The world this week--Politics
Donald Trump appeared before a judge in Manhattan to plead not guilty to 34 charges of falsifying business records.
They relate to payments he made before the 2016 election to a pornographic actress as hush money over an alleged fling.
The charges were laid by a grand jury after the Manhattan district attorney revived the case.
The violence from his supporters that some had feared ahead of Mr Trump’s appearance did not materialise.
Mr Trump is the first former American president to be charged with a crime.
He described the case against him as a “witch hunt”.
The left won two big elections in America.
Brandon Johnson won Chicago’s mayoral election; he was backed by teachers’ unions and defeated a law-and-order candidate.
And voters in Wisconsin chose a liberal judge for the state Supreme Court, ending its control by conservatives.
Rahul Gandhi, India’s opposition leader, launched an appeal against his conviction for defaming Narendra Modi, the prime minister, during a speech in 2019.
Mr Gandhi’s conviction has resulted in him being disqualified from Parliament. His appeal starts on April 13th.
Australia’s governing Labor Party won a seat from the opposition Liberals, the first time in over 100 years that an opposition party has lost to the government in a by-election.
Aston, a suburb of Melbourne, had been a safe seat for the Liberals until last year’s general election, when it became a marginal constituency.

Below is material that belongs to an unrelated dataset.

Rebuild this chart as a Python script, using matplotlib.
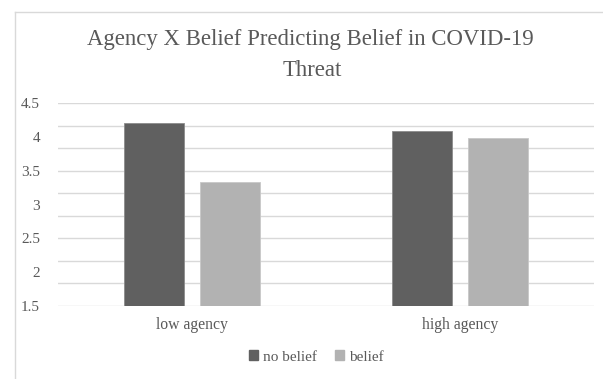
import numpy as np
import matplotlib
matplotlib.use("Agg")
import matplotlib.pyplot as plt
from matplotlib.patches import Patch
from matplotlib.lines import Line2D

categories = ["low agency", "high agency"]
series_names = ["no belief", "belief"]
no_belief = [4.21, 4.09]
belief = [3.33, 3.98]
y_ticks = [1.5, 2, 2.5, 3, 3.5, 4, 4.5]
y_tick_labels = ["1.5", "2", "2.5", "3", "3.5", "4", "4.5"]

W, H = 603, 379
fig = plt.figure(figsize=(W / 100, H / 100), dpi=100)
plt.rcParams['font.family'] = ['Liberation Serif', 'DejaVu Serif']

txt = "#595959"
grid_c = "#d9d9d9"
dark = "#606060"
light = "#b2b2b2"

ax = fig.add_axes([58 / W, 1 - 306 / H, (594 - 58) / W, (306 - 103) / H])
x = np.arange(len(categories))
bw = 0.224
off = 0.143
ax.bar(x - off, no_belief, bw, bottom=0, color=dark, edgecolor="#8c8c8c", linewidth=0.6, zorder=3)
ax.bar(x + off, belief, bw, bottom=0, color=light, edgecolor="#c8c8c8", linewidth=0.6, zorder=3)

ax.set_xlim(-0.5, len(categories) - 0.5)
ax.set_ylim(1.5, 4.5)
ax.set_yticks(y_ticks)
ax.set_yticklabels(y_tick_labels)
for yv in np.linspace(1.5, 4.5, 10):
    ax.axhline(yv, color=grid_c, linewidth=1.0, zorder=1)
ax.set_xticks(x)
ax.set_xticklabels(categories)
for s in ax.spines.values():
    s.set_visible(False)
ax.tick_params(axis="y", length=0, colors=txt, labelsize=11, pad=13)
ax.tick_params(axis="x", length=0, colors=txt, labelsize=11.3, pad=8)

fig.text(310.5 / W, 1 - 40 / H, "Agency X Belief Predicting Belief in COVID-19", ha="center", va="center",
         fontsize=16.4, color=txt)
fig.text(312 / W, 1 - 71 / H, "Threat", ha="center", va="center", fontsize=16.4, color=txt)

handles = [Patch(facecolor=dark, edgecolor=dark), Patch(facecolor=light, edgecolor=light)]
fig.legend(handles, series_names, loc="center", bbox_to_anchor=(316 / W, 1 - 357 / H), ncol=2,
           frameon=False, fontsize=11, labelcolor=txt, handlelength=0.6, handleheight=0.6,
           handletextpad=0.3, columnspacing=1.2)

fig.add_artist(Line2D([15 / W, 1], [1 - 12 / H, 1 - 12 / H], transform=fig.transFigure, color=grid_c, linewidth=1))
fig.add_artist(Line2D([15 / W, 15 / W], [0, 1 - 12 / H], transform=fig.transFigure, color=grid_c, linewidth=1))

fig.savefig("out.png", dpi=100)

Anthony Albanese, the prime minister, is riding high in the polls, with an approval rating close to 60%.
Najib Razak, a former prime minister of Malaysia, lost his final appeal against a corruption verdict for which he has been sentenced to 12 years in prison.
Meanwhile, the Malaysian Parliament voted to scrap mandatory death sentences, giving leeway to judges to impose other punishments, such as whipping.
A moratorium on executions has been in place since 2018.
Israel’s cabinet approved the creation of a national guard under the control of the national-security minister, Itamar Ben-Gvir.
Mr Ben-Gvir is the leader of Jewish Power, a far-right party, and a ferociously anti-Arab politician.
His opponents fear that he will use the force as his own publicly funded militia.
Binyamin Netanyahu, the prime minister, authorised the force in order to prevent Mr Ben-Gvir from abandoning the governing coalition.